The Greens have been the biggest critics of the Government’s reform programme, with justice spokesperson Golriz Ghahraman hitting out yesterday, saying there had already been enough reviews and it was time for the Government to just implement previous recommendations.
She suggested the Government was stalling on reform, and advocated Labour simply support her private members bill which sought to implement a large number of changes, including the 2012 recommendations of the Electoral Commission. Ghahraman said: “Those matters should now be acted upon, and this new working group should look at other things… we wouldn’t want it to be used as a delay tactic.”
However, many of the reforms that Ghahraman’s private members bill champions are highly contentious, and all require much more debate and discussion. The Government’s review seems the most sensible way forward for these, rather than just pushing major constitutional changes through the debating chamber as the Greens suggest.
What’s more, although the Government’s review panel will certainly take time – it could be that any new reforms are only passed in time for the 2029 election – there is no doubt the panel will be moving quite fast, and potentially too fast. Major constitutional reform should be done slowly with maximum public debate. According to the detail of the new reforms, the panel’s timeframes are fairly urgent: they will release a potential range of reform options by November this year, their draft recommendations will be put to the public by May next year, and their final report will come out in November next year.
Some might see the reform area as too narrow. And there certainly are areas that the review isn’t allowed to look at – such as the size of the Parliament – which clearly should be on the agenda. But all the other issues under the microscope provide for the possibility of quite radical change.

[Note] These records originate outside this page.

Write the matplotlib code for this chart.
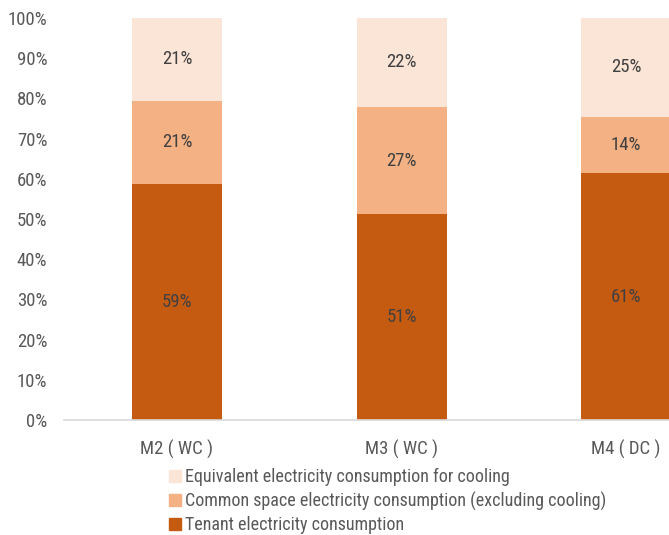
import matplotlib
matplotlib.use("Agg")
import matplotlib.pyplot as plt
from matplotlib.patches import Patch
from matplotlib import font_manager

categories = ["M2 ( WC )", "M3 ( WC )", "M4 ( DC )"]
tenant = [58.8, 51.2, 61.4]
common = [20.6, 26.7, 14.0]
cooling = [20.6, 22.1, 24.6]
series_names = ["Tenant electricity consumption",
                "Common space electricity consumption (excluding cooling)",
                "Equivalent electricity consumption for cooling"]
colors = ["#C55A11", "#F4B183", "#FBE5D6"]
yticks = list(range(0, 101, 10))

names = {f.name for f in font_manager.fontManager.ttflist}
chosen = None
for cand in ["Liberation Sans Narrow", "Roboto Condensed", "DejaVu Sans Condensed",
             "Open Sans Condensed", "Noto Sans Condensed"]:
    if cand in names:
        chosen = cand
        break
plt.rcParams['font.family'] = [chosen or 'DejaVu Sans', 'DejaVu Sans']
plt.rcParams['font.weight'] = 'normal'

W, H = 669, 535
fig = plt.figure(figsize=(W / 100, H / 100), dpi=100)
left_px, right_px, bottom_px, top_px = 64, 669, 420, 18
ax = fig.add_axes([left_px / W, 1 - bottom_px / H, (right_px - left_px) / W, (bottom_px - top_px) / H])

x = list(range(len(categories)))
spacing = 224.5
xmin = -(177 - left_px) / spacing
xmax = (right_px - 177) / spacing
width = 90 / spacing

fs = 13.5
lfs = 13

bottoms = [0] * len(categories)
for vals, col, name in zip([tenant, common, cooling], colors, series_names):
    ax.bar(x, vals, width=width, bottom=bottoms, color=col, label=name, zorder=2)
    for xi, v, b in zip(x, vals, bottoms):
        ax.text(xi, b + v / 2, f"{round(v):d}%", ha="center", va="center",
                fontsize=fs, color="#404040")
    bottoms = [b + v for b, v in zip(bottoms, vals)]

ax.set_xlim(xmin, xmax)
ax.set_ylim(0, 100)
ax.set_yticks(yticks)
ax.set_yticklabels([f"{t}%" for t in yticks])
ax.set_xticks(x)
ax.set_xticklabels(categories)
ax.tick_params(axis="both", length=0, labelsize=fs, colors="#595959")
ax.tick_params(axis="y", pad=12)
ax.tick_params(axis="x", pad=14)
for s in ["top", "right", "left"]:
    ax.spines[s].set_visible(False)
ax.spines["bottom"].set_color("#D9D9D9")
ax.spines["bottom"].set_linewidth(1.2)

handles = [Patch(color=colors[2]), Patch(color=colors[1]), Patch(color=colors[0])]
labels = [series_names[2], series_names[1], series_names[0]]
leg = fig.legend(handles, labels, loc="upper left", bbox_to_anchor=(169 / W, 1 - 468 / H),
                 frameon=False, fontsize=lfs, handlelength=0.65, handleheight=0.65,
                 handletextpad=0.25, labelspacing=0.3, borderaxespad=0, borderpad=0)
for t in leg.get_texts():
    t.set_color("#595959")

fig.savefig("out.png", dpi=100)
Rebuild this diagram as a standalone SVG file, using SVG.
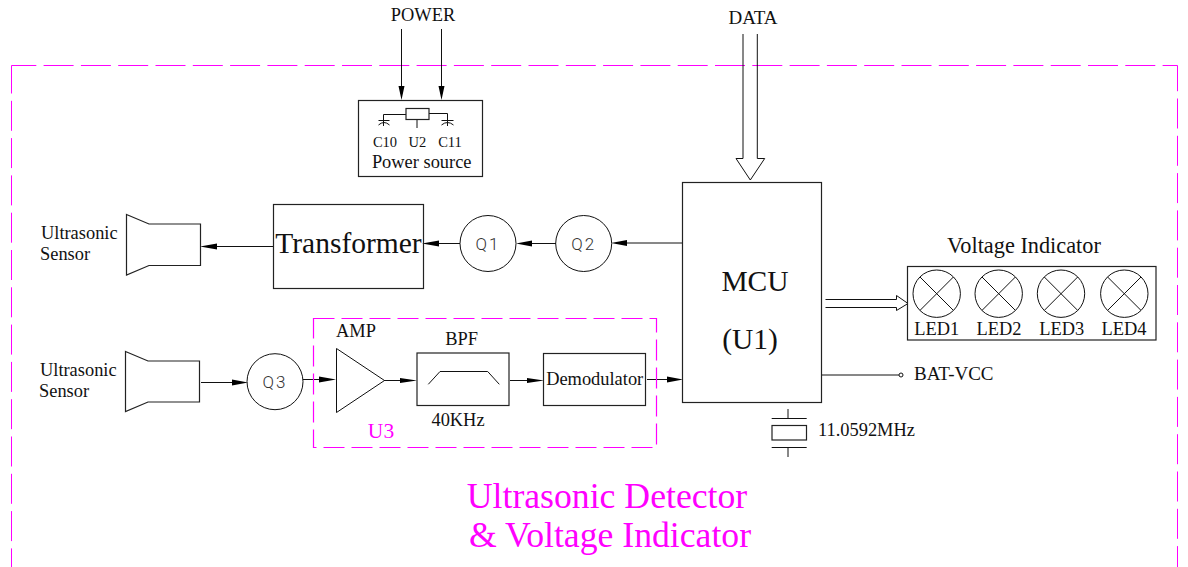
<svg xmlns="http://www.w3.org/2000/svg" width="1188" height="567" viewBox="0 0 1188 567">
<style>
text{font-family:"Liberation Serif","Times New Roman",serif;fill:#111;font-size:18.4px}
.b{fill:none;stroke:#222;stroke-width:1.2}
.c{fill:none;stroke:#111;stroke-width:1}
.m{fill:none;stroke:#f0f;stroke-width:1}
text.q{font-family:Roboto,sans-serif;font-weight:300;font-size:17px;letter-spacing:2px;fill:#333;text-anchor:middle}
text.big{font-size:29.5px;text-anchor:middle}
text.tm{text-anchor:middle}
text.sm{font-size:14.5px;text-anchor:middle}
text.title{font-size:35.7px;fill:#f0f;text-anchor:middle}
</style>
<g id="frame">
<path class="m" stroke-dasharray="30 7.3" stroke-dashoffset="5.2" d="M11.500 65.500H1177.500"/>
<path class="m" stroke-dasharray="30 7.3" stroke-dashoffset="2" d="M11.500 65.500V567"/>
<path class="m" stroke-dasharray="30 7.3" stroke-dashoffset="4.3" d="M1177.500 65.500V567"/>
</g>
<g id="connectors">
<path class="c" d="M401.500 29V87M441.500 29V87"/>
<path d="M398.500 86H404.500L401.500 100ZM438.500 86H444.500L441.500 100Z" fill="#000"/>
<path class="c" d="M743 34V158.500H736L750.300 180L764.700 158.500H757.300V34"/>
<path class="c" d="M682 243H625"/><path d="M611 243L627 240V246Z" fill="#000"/>
<path class="c" d="M556 243.500H530"/><path d="M516 243.500L532 240.500V246.500Z" fill="#000"/>
<path class="c" d="M460 243.500H438"/><path d="M422 243.500L439 240.500V246.500Z" fill="#000"/>
<path class="c" d="M273 246.500H216"/><path d="M200 246.500L217 243.500V249.500Z" fill="#000"/>
<path class="c" d="M201 382.500H232"/><path d="M248 382.500L232 379.500V385.500Z" fill="#000"/>
<path class="c" d="M303 379.500H320"/><path d="M336 379.500L319 376.500V382.500Z" fill="#000"/>
<path class="c" d="M384 380.500H401"/><path d="M417 380.500L400 378V383Z" fill="#000"/>
<path class="c" d="M510 380.500H527"/><path d="M544 380.500L527 378V383Z" fill="#000"/>
<path class="c" d="M647 379.500H667"/><path d="M683 379.500L667 376.500V382.500Z" fill="#000"/>
<path class="c" d="M825.500 299.500H896.500V295.500L908 303.500L896.500 310.500V307.500H825.500"/>
<path class="c" d="M822 375H899"/>
<circle cx="901" cy="375" r="2" fill="#fff" stroke="#111"/>
<path class="c" d="M788 409V418.500M788 447.500V457"/>
</g>
<g id="power-label"><text class="tm" x="423" y="21">POWER</text></g>
<g id="data-label"><text class="tm" x="753" y="24" style="font-size:19px">DATA</text></g>
<g id="power-source">
<rect class="b" x="358.500" y="100.500" width="124" height="76"/>
<path class="c" d="M383.500 126V114.500H406M429 113.500H447.500V126M417 119.500V128M378.500 120.500H389.500M378.500 125Q384 120 389.500 125M441.500 120.500H453.500M441.500 125Q447.500 120 453.500 125"/>
<rect class="b" x="406" y="108.500" width="23" height="11"/>
<text class="sm" x="385" y="147">C10</text>
<text class="sm" x="417.300" y="147">U2</text>
<text class="sm" x="450" y="147">C11</text>
<text class="tm" x="421.700" y="168">Power source</text>
</g>
<g id="sensor-top">
<path class="b" d="M126.500 214.500L149 224H200.500V265.500H149L126.500 275Z"/>
<text x="41" y="239">Ultrasonic</text>
<text x="40" y="260">Sensor</text>
</g>
<g id="transformer">
<rect class="b" x="273.500" y="204.500" width="150" height="84"/>
<text class="big" x="348.500" y="253">Transformer</text>
</g>
<g id="q1"><circle class="c" cx="488" cy="243.500" r="28"/><text class="q" x="488" y="249.500">Q1</text></g>
<g id="q2"><circle class="c" cx="583.700" cy="243.500" r="28"/><text class="q" x="583.700" y="249.500">Q2</text></g>
<g id="mcu">
<rect class="b" x="682.500" y="182.500" width="139" height="220"/>
<text class="big" x="755" y="291">MCU</text>
<text class="big" x="750" y="349">(U1)</text>
</g>
<g id="sensor-bottom">
<path class="b" d="M125.500 351.500L148 361H199.500V402H148L125.500 411.500Z"/>
<text x="40" y="376">Ultrasonic</text>
<text x="39" y="397">Sensor</text>
</g>
<g id="q3"><circle class="c" cx="275" cy="381.700" r="28"/><text class="q" x="275" y="387.500">Q3</text></g>
<g id="u3">
<rect class="m" x="313.500" y="318.500" width="343" height="129" stroke-dasharray="21 7" style="stroke-width:1.2"/>
<text x="381" y="438" text-anchor="middle" style="font-size:21.500px;fill:#f0f">U3</text>
</g>
<g id="amp">
<path class="c" d="M336.500 348.500L384.500 380.500L336.500 412.500Z"/>
<text class="tm" x="356" y="337">AMP</text>
</g>
<g id="bpf">
<rect class="b" x="417" y="353" width="92" height="52.500"/>
<path class="c" d="M428.300 384.300L440 371.500H487.700L499.300 384.300"/>
<text class="tm" x="461.700" y="345">BPF</text>
<text class="tm" x="458" y="426">40KHz</text>
</g>
<g id="demodulator">
<rect class="b" x="543.500" y="353.500" width="102" height="52"/>
<text class="tm" x="594.700" y="385">Demodulator</text>
</g>
<g id="crystal">
<path class="c" d="M771.700 418.500H806.700M771.700 447.500H806.700"/>
<rect class="b" x="772" y="425.500" width="34.500" height="14.500"/>
<text x="818" y="436">11.0592MHz</text>
</g>
<g id="bat-vcc"><text x="914" y="380" style="font-size:19px">BAT-VCC</text></g>
<g id="voltage-indicator">
<text x="1024" y="253" text-anchor="middle" style="font-size:22.300px">Voltage Indicator</text>
<rect class="b" x="907.500" y="266.500" width="248.500" height="73.500"/>
<g><circle class="c" cx="936.700" cy="293.700" r="23.700"/><path class="c" d="M920 277L953.400 310.400M953.400 277L920 310.400"/></g>
<g><circle class="c" cx="998.700" cy="293.700" r="23.700"/><path class="c" d="M982 277L1015.400 310.400M1015.400 277L982 310.400"/></g>
<g><circle class="c" cx="1061" cy="293.700" r="23.700"/><path class="c" d="M1044.300 277L1077.700 310.400M1077.700 277L1044.300 310.400"/></g>
<g><circle class="c" cx="1124.300" cy="293.700" r="23.700"/><path class="c" d="M1107.600 277L1141 310.400M1141 277L1107.600 310.400"/></g>
<text class="tm" x="936.700" y="335">LED1</text>
<text class="tm" x="999" y="335">LED2</text>
<text class="tm" x="1061.700" y="335">LED3</text>
<text class="tm" x="1124" y="335">LED4</text>
</g>
<g id="title">
<text class="title" x="607" y="508">Ultrasonic Detector</text>
<text class="title" x="610" y="547">&amp; Voltage Indicator</text>
</g>
</svg>
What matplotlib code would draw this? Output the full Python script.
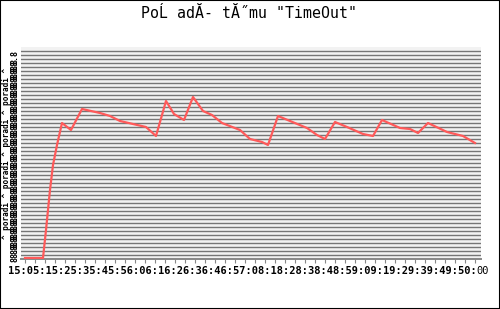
import numpy as np
import matplotlib
matplotlib.use("Agg")
import matplotlib.pyplot as plt
from matplotlib.patches import Rectangle

title = 'PoĹ adĂ- tĂ˝mu "TimeOut"'
xlabels_text = "15:05:15:25:35:45:56:06:16:26:36:46:57:08:18:28:38:48:59:09:19:29:39:49:50:"
xlabels_tail = "00"

# minutes from start, rank-ish value
t = [0, 1.8, 2.1, 2.5, 2.8, 3.2, 3.7, 4.6, 5.7, 7.5, 8.5, 9.5, 10.8, 12.1, 13.1,
     14.1, 14.9, 15.9, 16.8, 17.8, 18.7, 19.7, 21.5, 22.5, 23.7, 24.3, 25.3, 26.5,
     28.2, 29.2, 30.0, 31.0, 32.2, 33.8, 34.8, 35.7, 37.5, 38.5, 39.3, 40.3, 42.2,
     43.8, 45.0]
v = [1, 1, 29, 69, 94, 114, 136, 129, 150, 146, 143, 138, 135, 132, 123,
     158, 145, 139, 162, 148, 144, 136, 129, 120, 117, 114, 143, 138,
     131, 124, 120, 137, 132, 125, 123, 139, 131, 130, 126, 136, 127,
     123, 116]
grid_levels = np.arange(4, 212, 4)
ytick_levels = np.arange(14, 212, 8)
xticks = np.arange(0, 46, 1)

fig = plt.figure(figsize=(5, 3.09), dpi=100)
ax = fig.add_axes([21 / 500, 1 - 259 / 309, 460 / 500, 212 / 309])
ax.set_xlim(-0.4, 45.6)
ax.set_ylim(0, 212)
ax.set_facecolor("#f2f2f2")

for g in grid_levels:
    ax.axhline(g, color="#767676", lw=1.0, zorder=1)

ax.plot(t, v, color="#ff5a5a", lw=1.6, zorder=3)

for s in ["top", "right", "left"]:
    ax.spines[s].set_visible(False)
ax.spines["bottom"].set_color("#888888")
ax.spines["bottom"].set_linewidth(1.4)
ax.set_xticks(xticks)
ax.set_xticklabels([])
ax.tick_params(axis="x", direction="out", length=3, width=0.8, color="#888888")

ax.set_yticks(ytick_levels)
ax.set_yticklabels(["88.8"] * len(ytick_levels), rotation=90,
                   family="DejaVu Sans Mono", fontsize=6, fontweight="bold")
ax.tick_params(axis="y", length=0, pad=1)
ax.set_ylabel("^ poradi ^ poradi ^ poradi ^ poradi ^", family="DejaVu Sans Mono",
              fontsize=5.5, fontweight="bold", labelpad=0)

fig.text(0.5 - 1 / 500, 1 - 13 / 309, title, ha="center", va="center",
         family="DejaVu Sans Mono", fontsize=10.7)
fig.text(8 / 500, 1 - 271 / 309, xlabels_text, ha="left", va="center",
         family="DejaVu Sans Mono", fontsize=7.45, fontweight="bold")
fig.text(476 / 500, 1 - 271 / 309, xlabels_tail, ha="left", va="center",
         family="DejaVu Sans Mono", fontsize=7.45)

fig.patches.append(Rectangle((0, 0), 1, 1, transform=fig.transFigure,
                             fill=False, edgecolor="black", lw=1.5))

fig.savefig("out.png", dpi=100)
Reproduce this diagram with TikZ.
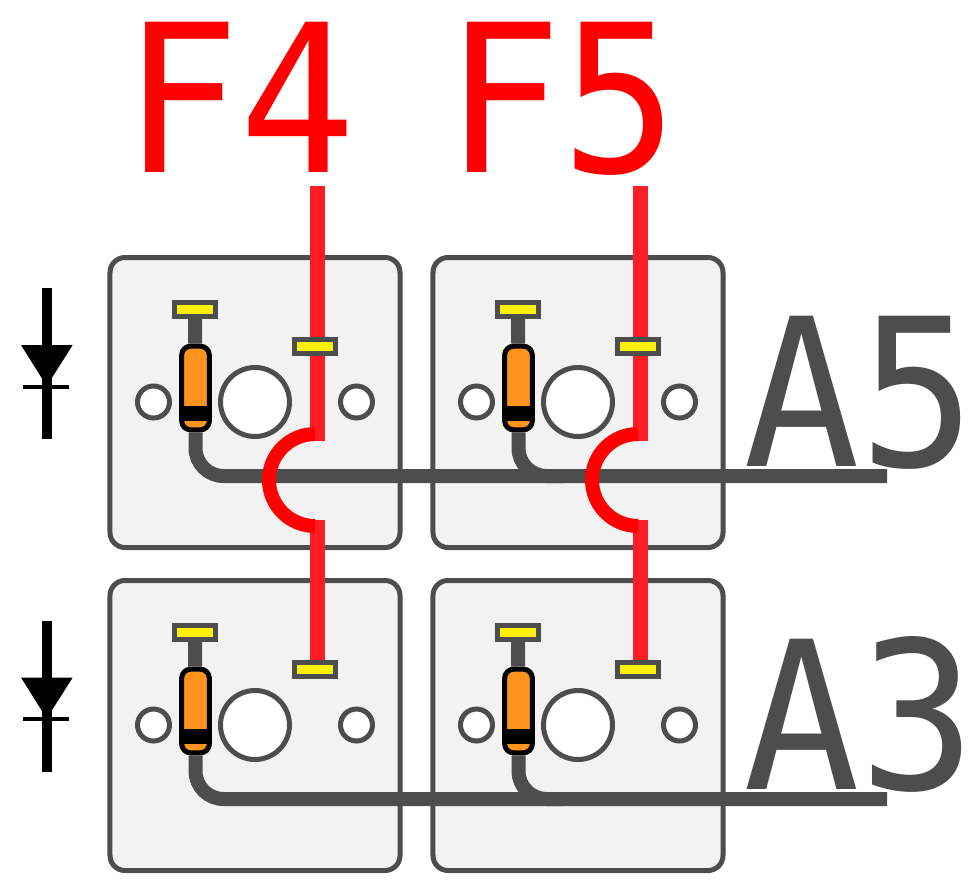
\documentclass[tikz,border=0pt]{standalone}
\usepackage{fontspec}
\setmainfont{DejaVu Sans Mono}
\usetikzlibrary{shapes, arrows.meta, positioning}

\begin{document}
\begin{tikzpicture}[
        x=0.03cm, y=-0.03cm,
        panel box/.style={draw=darkgrey, line width=0.15cm, rounded corners=0.45cm, fill=panelgrey, minimum size=8.7cm, inner sep=0pt},
        big hole/.style={draw=darkgrey, line width=0.15cm, circle, fill=white, minimum size=2.07cm, inner sep=0pt},
        small hole/.style={draw=darkgrey, line width=0.15cm, circle, fill=white, minimum size=0.96cm, inner sep=0pt},
        pad node/.style={draw=darkgrey, line width=0.15cm, fill=yellow, minimum width=1.23cm, minimum height=0.42cm, inner sep=0pt},
        resistor node/.style={draw=black, line width=0.15cm, rounded corners=0.27cm, fill=bodyorange, minimum width=0.83cm, minimum height=2.51cm, inner sep=0pt},
        band node/.style={fill=black, minimum width=0.83cm, minimum height=0.45cm, inner sep=0pt},
        grey wire/.style={draw=darkgrey, line width=0.42cm, rounded corners=0.84cm},
        red wire/.style={draw=wirered, line width=0.45cm},
        hop wire/.style={draw=red, line width=0.42cm},
        big label/.style={font=\fontsize{176}{176}\selectfont, inner sep=0pt, anchor=base west, xscale=0.94, transform shape},
        diode line/.style={draw=black, line width=0.29cm},
        diode bar/.style={draw=black, line width=0.12cm}
    ]
    \definecolor{darkgrey}{HTML}{4D4D4D}
    \definecolor{panelgrey}{HTML}{F2F2F2}
    \definecolor{bodyorange}{HTML}{FF931E}
    \definecolor{wirered}{HTML}{FF1D25}

    \useasboundingbox (0,0) rectangle (979,886);

    % Panels
    \node[panel box] (panel a) at (255,402.5) {};
    \node[panel box] (panel b) at (578,402.5) {};
    \node[panel box] (panel c) at (255,725.5) {};
    \node[panel box] (panel d) at (578,725.5) {};

    % Holes
    \node[big hole] (hole a) at (255,402) {};
    \node[small hole] (hole a left) at (153.5,402) {};
    \node[small hole] (hole a right) at (356.5,402) {};
    \node[big hole] (hole b) at (578,402) {};
    \node[small hole] (hole b left) at (476.5,402) {};
    \node[small hole] (hole b right) at (679.5,402) {};
    \node[big hole] (hole c) at (255,725) {};
    \node[small hole] (hole c left) at (153.5,725) {};
    \node[small hole] (hole c right) at (356.5,725) {};
    \node[big hole] (hole d) at (578,725) {};
    \node[small hole] (hole d left) at (476.5,725) {};
    \node[small hole] (hole d right) at (679.5,725) {};

    % Pads and resistors
    \node[pad node] (pad a top) at (195,309.5) {};
    \node[pad node] (pad b top) at (518,309.5) {};
    \node[pad node] (pad c top) at (195,632.5) {};
    \node[pad node] (pad d top) at (518,632.5) {};
    \node[resistor node] (res a) at (195.5,388) {};
    \node[resistor node] (res b) at (518.5,388) {};
    \node[resistor node] (res c) at (195.5,711) {};
    \node[resistor node] (res d) at (518.5,711) {};

    % Line ends
    \coordinate (a5 end) at (887,476);
    \coordinate (a5 join) at (564,476);
    \coordinate (a3 end) at (887,799);
    \coordinate (a3 join) at (564,799);
    \coordinate (f4 start) at (317.5,186);
    \coordinate (f5 start) at (640.5,186);
    \coordinate (f4 hop) at (317.5,441);
    \coordinate (f5 hop) at (640.5,441);
    \coordinate (f4 back) at (317.5,520);
    \coordinate (f5 back) at (640.5,520);

    % Grey wires
    \draw[grey wire] (pad a top) -- (res a);
    \draw[grey wire] (pad b top) -- (res b);
    \draw[grey wire] (pad c top) -- (res c);
    \draw[grey wire] (pad d top) -- (res d);
    \draw[grey wire] (res a.south) |- (a5 join);
    \draw[grey wire] (res b.south) |- (a5 end);
    \draw[grey wire] (res c.south) |- (a3 join);
    \draw[grey wire] (res d.south) |- (a3 end);

    % Red wires
    \draw[red wire] (f4 start) -- (f4 hop);
    \draw[red wire] (f5 start) -- (f5 hop);
    \draw[red wire] (f4 back) -- (317.5,669);
    \draw[red wire] (f5 back) -- (640.5,669);
    \draw[hop wire] (315,434) arc[start angle=-90, end angle=-270, radius=46];
    \draw[hop wire] (638,434) arc[start angle=-90, end angle=-270, radius=46];

    % Pads on the red wires
    \node[pad node] (pad a) at (315,346.5) {};
    \node[pad node] (pad b) at (638,346.5) {};
    \node[pad node] (pad c) at (315,669.5) {};
    \node[pad node] (pad d) at (638,669.5) {};

    % Bands on the resistors
    \node[band node] (band a) at (195.5,413.5) {};
    \node[band node] (band b) at (518.5,413.5) {};
    \node[band node] (band c) at (195.5,736.5) {};
    \node[band node] (band d) at (518.5,736.5) {};

    % Diodes
    \draw[diode line] (46.7,288) -- (46.7,439);
    \fill[black] (21,345) -- (72.7,345) -- (46.7,386) -- cycle;
    \draw[diode bar] (23,386.5) -- (69,386.5);
    \draw[diode line] (46.7,620.5) -- (46.7,771.5);
    \fill[black] (21,677.5) -- (72.7,677.5) -- (46.7,718.5) -- cycle;
    \draw[diode bar] (23,719) -- (69,719);

    % Labels
    \node[big label, text=red] (f4) at (123,172) {F4};
    \node[big label, text=red] (f5) at (445,172) {F5};
    \node[big label, text=darkgrey] (a5) at (743,466) {A5};
    \node[big label, text=darkgrey] (a3) at (743,789) {A3};
\end{tikzpicture}
\end{document}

There will be an obvious temptation for the media and public to focus on the contentious issue of lowering the voting age, but the other areas are also truly huge.
For example, the review will look at the rules around political party advertising, with some big changes expected, including a shakeup of the allocation of broadcasting monies to the parties, a repeal of the ban on election day advertising, and new rules for social media use by politicians. Likewise, big changes could occur in protecting the country from foreign influence, and for how the state deals with politicians who may have broken the political finance rules.
But along with issues like fixing money in politics, the review will grapple with the major issue of whether our system of MMP should continue with the current five per cent threshold, which keeps minor parties from growing and getting into Parliament. The review panel are likely to advocate that it is reduced to something like three per cent, or perhaps even abolish it entirely – something that would make the system more democratic. Such a change would be truly consequential, and it’s a very good example of why the public needs to take this new review very seriously, and engage with it. Let the debate on how to improve democracy begin.